Affrontano lo stesso tema della sezione precedente gli articoli contenuti nell’inserto Documenti di Catarsi 61, Destini incrociati, Prima rassegna nazionale di teatro in carcere che si apre col Bilancio positivo sull’iniziativa di Simona Carlucci. All’interno, Un itinerario d’alta teatralità di Valeria Ottolenghi, sugli spettacoli al Teatro delle Arti di Lastra a Signa e nei penitenziari di Sollicciano e Prato; la testimonianza di Fabio Cavalli, Uno dei meriti del film girato a Rebibbia, sul Cesare deve morire dei fratelli Paolo e Vittorio Taviani; i Frammenti di un’opera dispersa di Valeria Ottolenghi sulla performance di Michele Sambin; Una forma di teatro popolare di Gianfranco Pedullà; Nel ‘Giardino degli incontri’ di Giovanni Michelucci, a cura di Claudio Facchinelli.
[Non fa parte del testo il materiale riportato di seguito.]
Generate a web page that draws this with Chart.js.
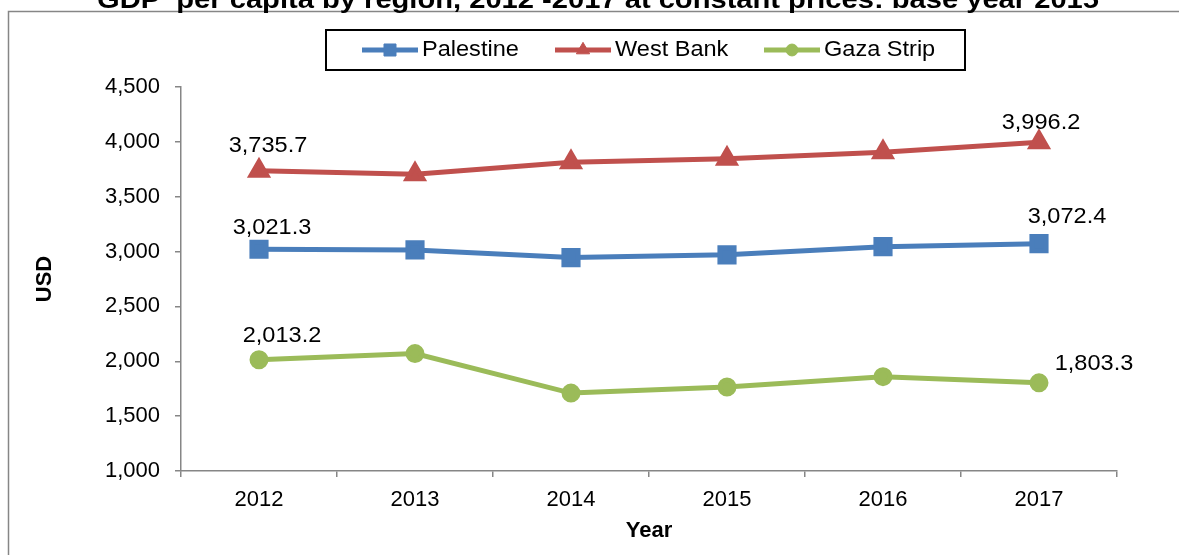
<!DOCTYPE html>
<html>
<head>
<meta charset="utf-8">
<script src="https://cdn.jsdelivr.net/npm/chart.js@4.4.1/dist/chart.umd.min.js"></script>
<style>
  html, body { margin: 0; padding: 0; background: #fff; }
  #wrap { position: relative; width: 1179px; height: 555px; overflow: hidden; }
</style>
</head>
<body>
<div id="wrap"><canvas id="c"></canvas></div>
<script>
// GDP per capita by region, constant prices (USD)
const YEARS = ['2012', '2013', '2014', '2015', '2016', '2017'];
const PALESTINE = [3021.3, 3015, 2945, 2970, 3045, 3072.4];
const WEST_BANK = [3735.7, 3705, 3815, 3845, 3905, 3996.2];
const GAZA = [2013.2, 2070, 1710, 1765, 1860, 1803.3];
const Y_MIN = 1000, Y_MAX = 4500, Y_STEP = 500;
const TITLE = 'GDP  per capita by region, 2012 -2017 at constant prices: base year 2015';

const COL = { blu: '#4a7ebb', red: '#c0504d', grn: '#9bbb59', axis: '#868686' };
const FONT = '"Liberation Sans", Arial, sans-serif';
Chart.defaults.font.family = FONT;
Chart.defaults.font.size = 22;
Chart.defaults.color = '#000';

const fmt = v => v.toLocaleString('en-US', { minimumFractionDigits: 1, maximumFractionDigits: 1 });

// offsets of the first / last value labels from their points
const LABEL_OFF = [
  [[13, -21], [28, -27]],
  [[9, -25], [2, -19]],
  [[23, -24], [55, -19]],
];

// the source font runs a bit wider than Liberation Sans
function wideText(ctx, text, x, y, sx) {
  ctx.save();
  ctx.translate(x, y);
  ctx.scale(sx, 1);
  ctx.fillText(text, 0, 0);
  ctx.restore();
}

const frameAndTitle = {
  id: 'frameAndTitle',
  beforeDraw(chart) {
    const ctx = chart.ctx;
    ctx.save();
    ctx.strokeStyle = COL.axis;
    ctx.lineWidth = 1.5;
    ctx.strokeRect(8.5, 11.5, 1400, 700);
    ctx.fillStyle = '#000';
    ctx.font = 'bold 25px ' + FONT;
    ctx.textAlign = 'center';
    ctx.textBaseline = 'alphabetic';
    const w = ctx.measureText(TITLE).width;
    wideText(ctx, TITLE, 598, 8, 1002 / w);
    ctx.restore();
  }
};

const endLabels = {
  id: 'endLabels',
  afterDatasetsDraw(chart) {
    const ctx = chart.ctx;
    ctx.save();
    ctx.font = '22px ' + FONT;
    ctx.fillStyle = '#000';
    ctx.textAlign = 'center';
    ctx.textBaseline = 'middle';
    chart.data.datasets.forEach((ds, i) => {
      const pts = chart.getDatasetMeta(i).data;
      const last = pts.length - 1;
      [[0, 0], [last, 1]].forEach(([idx, k]) => {
        const [dx, dy] = LABEL_OFF[i][k];
        wideText(ctx, fmt(ds.data[idx]), pts[idx].x + dx, pts[idx].y + dy, 1.07);
      });
    });
    ctx.restore();
  }
};

const boxLegend = {
  id: 'boxLegend',
  afterDraw(chart) {
    const ctx = chart.ctx;
    ctx.save();
    ctx.strokeStyle = '#000';
    ctx.lineWidth = 2;
    ctx.strokeRect(326, 30, 639, 40);
    const starts = [362, 555, 764];
    ctx.font = '22px ' + FONT;
    ctx.textBaseline = 'middle';
    ctx.textAlign = 'left';
    chart.data.datasets.forEach((ds, i) => {
      const x0 = starts[i], y = 50;
      ctx.strokeStyle = ds.borderColor;
      ctx.fillStyle = ds.borderColor;
      ctx.lineWidth = 5;
      ctx.beginPath(); ctx.moveTo(x0, y); ctx.lineTo(x0 + 56, y); ctx.stroke();
      ctx.lineWidth = 1;
      Chart.helpers.drawPoint(ctx, {
        pointStyle: ds.pointStyle, radius: ds.pointRadius * 0.85, borderWidth: 1
      }, x0 + 28, y);
      ctx.fillStyle = '#000';
      wideText(ctx, ds.label, x0 + 60, y, 1.07);
    });
    ctx.restore();
  }
};

function series(label, data, color, style, r) {
  return {
    label, data, borderColor: color, backgroundColor: color,
    borderWidth: 5, pointStyle: style, pointRadius: r, pointHoverRadius: r,
    pointBorderColor: color, pointBackgroundColor: color, tension: 0,
  };
}

new Chart(document.getElementById('c'), {
  type: 'line',
  data: {
    labels: YEARS,
    datasets: [
      series('Palestine', PALESTINE, COL.blu, 'rect', 10),
      series('West Bank', WEST_BANK, COL.red, 'triangle', 9),
      series('Gaza Strip', GAZA, COL.grn, 'circle', 7),
    ],
  },
  options: {
    responsive: true,
    maintainAspectRatio: false,
    animation: false,
    layout: { padding: { top: 87, right: 62, bottom: 0, left: 0 } },
    plugins: { legend: { display: false }, tooltip: { enabled: false } },
    scales: {
      x: {
        offset: true,
        afterFit: s => { s.height = 84; },
        grid: { offset: true, drawOnChartArea: false, tickLength: 6, color: COL.axis, lineWidth: 1.5 },
        border: { color: COL.axis, width: 1.5 },
        ticks: { padding: 10, font: { size: 22 } },
        title: { display: true, text: 'Year', font: { size: 22, weight: 'bold' }, padding: { top: 0, bottom: 11 } },
      },
      y: {
        min: Y_MIN, max: Y_MAX,
        afterFit: s => { s.width = 181; },
        grid: { drawOnChartArea: false, tickLength: 6, color: COL.axis, lineWidth: 1.5 },
        border: { color: COL.axis, width: 1.5 },
        ticks: { stepSize: Y_STEP, padding: 15, font: { size: 22 },
                 callback: v => v.toLocaleString('en-US') },
        title: { display: true, text: 'USD', font: { size: 22, weight: 'bold' }, padding: { top: 32, bottom: 0 } },
      },
    },
  },
  plugins: [frameAndTitle, endLabels, boxLegend],
});
</script>
</body>
</html>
Si segnala infine il triplice intervento di Adela Gjata, sull’esperienza artistica dell’Ospedale Psichiatrico di Montelupo Fiorentino che ha visto come partecipanti Claudio Misculin con l’Accademia della Follia e Giuliano Scabia (Come Virgilio tra i gironi dell’Inferno); sulla messa in scena del testo brechtiano a cura del laboratorio teatrale condotto da Pedullà presso la casa circondariale di Prato (Giovanna, santa dei poveri) e sui Racconti in video, ovvero gli undici documentari proiettati negli spazi dello Spedale Sant’Antonio di Lastra a Signa che la Gjata definisce «tasselli tra carcere e pedagogia» perché «sembra che l’arte scenica, uscendo dai luoghi deputati e confrontandosi con il clima di angustia e di necessità propria delle carceri, rifletta sulla propria funzione sociale e sopra la sua essenza profonda in quanto scambio tra persone» (Un mosaico di scambi tra persone).

 

Nella parte dedicata alle Rubriche trova spazio la riflessione di Gianni Tibaldi Dall’etimosimbolismo all’ideoetimosimbolismo. Il primo termine indica il metodo di ricerca ideato da George Groddeck che, se applicato alla lingua ideogrammatica, viene chiamato ideoetimosimbolismo e consente di interpretare il valore simbolico delle parole. In Didattica della visione, Paolo M. Albani ritorna sul tema della necessità di formare lo spettatore, perché questi acquisisce la consapevolezza del proprio ruolo di “parte in causa” nello spettacolo; Ivana Conte in Forme e azioni di mediazione teatrale in Italia, illustra alcuni momenti formativi sviluppatisi in Italia a partire dal progetto IRIDE (nato tra 2000 e 2001 dalla collaborazione tra ETI, Théâtre de la Marionette di Parigi e Théâtre La montagne magique di Bruxelles con l’obiettivo di sviluppare le competenze per la mediazione tra teatro e pubblico). Al Valle va in scena la lotta per la cultura di Sara Ferrari è ancora una volta l’occasione per ricordare l’occupazione del teatro a suo tempo gestito dall’ETI e la lotta dei lavoratori dello spettacolo per una diversa politica culturale nel sistema teatrale. In chiusura, l’intervista di Eleonora Firenze a Rosita Volani, direttrice dell’associazione Olinda che opera con persone affette da disagio psichico. Sandro Avanzo e Valeria Ottolenghi espongono i temi di discussione del Festival delle Colline di Torino segnalando l’idea di una nuova rivista in rete internazionale e plurilingue.